| Given material |
════════════════
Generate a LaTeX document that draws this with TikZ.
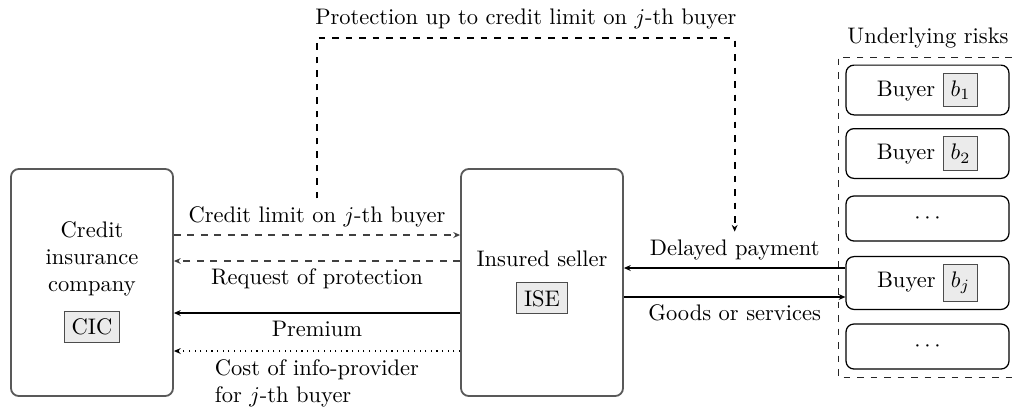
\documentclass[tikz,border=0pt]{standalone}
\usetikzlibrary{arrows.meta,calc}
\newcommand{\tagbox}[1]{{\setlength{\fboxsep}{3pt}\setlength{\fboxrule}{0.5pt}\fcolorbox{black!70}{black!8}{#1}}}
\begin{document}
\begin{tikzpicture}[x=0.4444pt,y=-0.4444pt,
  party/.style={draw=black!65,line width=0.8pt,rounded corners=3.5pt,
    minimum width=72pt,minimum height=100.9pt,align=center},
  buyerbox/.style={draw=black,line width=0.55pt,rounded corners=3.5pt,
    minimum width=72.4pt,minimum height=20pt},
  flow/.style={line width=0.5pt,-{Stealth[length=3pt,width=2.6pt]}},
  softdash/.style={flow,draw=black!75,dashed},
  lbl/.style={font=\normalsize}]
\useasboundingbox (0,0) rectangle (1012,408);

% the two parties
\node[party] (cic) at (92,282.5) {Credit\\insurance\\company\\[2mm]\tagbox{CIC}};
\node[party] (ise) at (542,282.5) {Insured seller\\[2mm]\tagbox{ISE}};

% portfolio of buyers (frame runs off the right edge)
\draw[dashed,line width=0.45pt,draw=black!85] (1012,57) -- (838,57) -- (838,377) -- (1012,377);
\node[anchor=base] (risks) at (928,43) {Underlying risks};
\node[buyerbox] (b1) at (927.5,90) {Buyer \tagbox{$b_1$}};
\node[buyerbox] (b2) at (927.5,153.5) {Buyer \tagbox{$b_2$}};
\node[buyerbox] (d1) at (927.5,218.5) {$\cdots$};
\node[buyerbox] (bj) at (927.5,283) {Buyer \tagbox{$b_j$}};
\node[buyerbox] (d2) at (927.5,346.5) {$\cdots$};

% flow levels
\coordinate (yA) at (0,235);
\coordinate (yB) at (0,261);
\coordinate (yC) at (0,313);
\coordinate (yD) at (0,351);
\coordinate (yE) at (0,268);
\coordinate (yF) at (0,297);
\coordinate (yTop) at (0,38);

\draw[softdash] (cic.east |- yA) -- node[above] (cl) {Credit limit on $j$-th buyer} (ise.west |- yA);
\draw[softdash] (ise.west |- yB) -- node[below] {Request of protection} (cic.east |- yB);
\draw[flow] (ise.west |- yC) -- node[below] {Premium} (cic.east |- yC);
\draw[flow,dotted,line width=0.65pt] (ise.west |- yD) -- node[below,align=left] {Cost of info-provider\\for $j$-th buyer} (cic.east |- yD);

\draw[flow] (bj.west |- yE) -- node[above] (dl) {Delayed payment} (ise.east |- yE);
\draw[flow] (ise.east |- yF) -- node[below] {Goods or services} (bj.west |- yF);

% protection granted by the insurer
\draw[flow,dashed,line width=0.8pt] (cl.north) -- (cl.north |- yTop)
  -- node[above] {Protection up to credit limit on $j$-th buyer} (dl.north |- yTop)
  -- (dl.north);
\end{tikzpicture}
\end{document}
════════════════
| Challenge |
Omit the pictures and output all of the other material exactly.

| Response to this task |
Generate a LaTeX document that draws this with TikZ.
\documentclass[tikz,border=0pt]{standalone}
\usetikzlibrary{arrows.meta,calc}
\newcommand{\tagbox}[1]{{\setlength{\fboxsep}{3pt}\setlength{\fboxrule}{0.5pt}\fcolorbox{black!70}{black!8}{#1}}}
\begin{document}
\begin{tikzpicture}[x=0.4444pt,y=-0.4444pt,
  party/.style={draw=black!65,line width=0.8pt,rounded corners=3.5pt,
    minimum width=72pt,minimum height=100.9pt,align=center},
  buyerbox/.style={draw=black,line width=0.55pt,rounded corners=3.5pt,
    minimum width=72.4pt,minimum height=20pt},
  flow/.style={line width=0.5pt,-{Stealth[length=3pt,width=2.6pt]}},
  softdash/.style={flow,draw=black!75,dashed},
  lbl/.style={font=\normalsize}]
\useasboundingbox (0,0) rectangle (1012,408);

% the two parties
\node[party] (cic) at (92,282.5) {Credit\\insurance\\company\\[2mm]\tagbox{CIC}};
\node[party] (ise) at (542,282.5) {Insured seller\\[2mm]\tagbox{ISE}};

% portfolio of buyers (frame runs off the right edge)
\draw[dashed,line width=0.45pt,draw=black!85] (1012,57) -- (838,57) -- (838,377) -- (1012,377);
\node[anchor=base] (risks) at (928,43) {Underlying risks};
\node[buyerbox] (b1) at (927.5,90) {Buyer \tagbox{$b_1$}};
\node[buyerbox] (b2) at (927.5,153.5) {Buyer \tagbox{$b_2$}};
\node[buyerbox] (d1) at (927.5,218.5) {$\cdots$};
\node[buyerbox] (bj) at (927.5,283) {Buyer \tagbox{$b_j$}};
\node[buyerbox] (d2) at (927.5,346.5) {$\cdots$};

% flow levels
\coordinate (yA) at (0,235);
\coordinate (yB) at (0,261);
\coordinate (yC) at (0,313);
\coordinate (yD) at (0,351);
\coordinate (yE) at (0,268);
\coordinate (yF) at (0,297);
\coordinate (yTop) at (0,38);

\draw[softdash] (cic.east |- yA) -- node[above] (cl) {Credit limit on $j$-th buyer} (ise.west |- yA);
\draw[softdash] (ise.west |- yB) -- node[below] {Request of protection} (cic.east |- yB);
\draw[flow] (ise.west |- yC) -- node[below] {Premium} (cic.east |- yC);
\draw[flow,dotted,line width=0.65pt] (ise.west |- yD) -- node[below,align=left] {Cost of info-provider\\for $j$-th buyer} (cic.east |- yD);

\draw[flow] (bj.west |- yE) -- node[above] (dl) {Delayed payment} (ise.east |- yE);
\draw[flow] (ise.east |- yF) -- node[below] {Goods or services} (bj.west |- yF);

% protection granted by the insurer
\draw[flow,dashed,line width=0.8pt] (cl.north) -- (cl.north |- yTop)
  -- node[above] {Protection up to credit limit on $j$-th buyer} (dl.north |- yTop)
  -- (dl.north);
\end{tikzpicture}
\end{document}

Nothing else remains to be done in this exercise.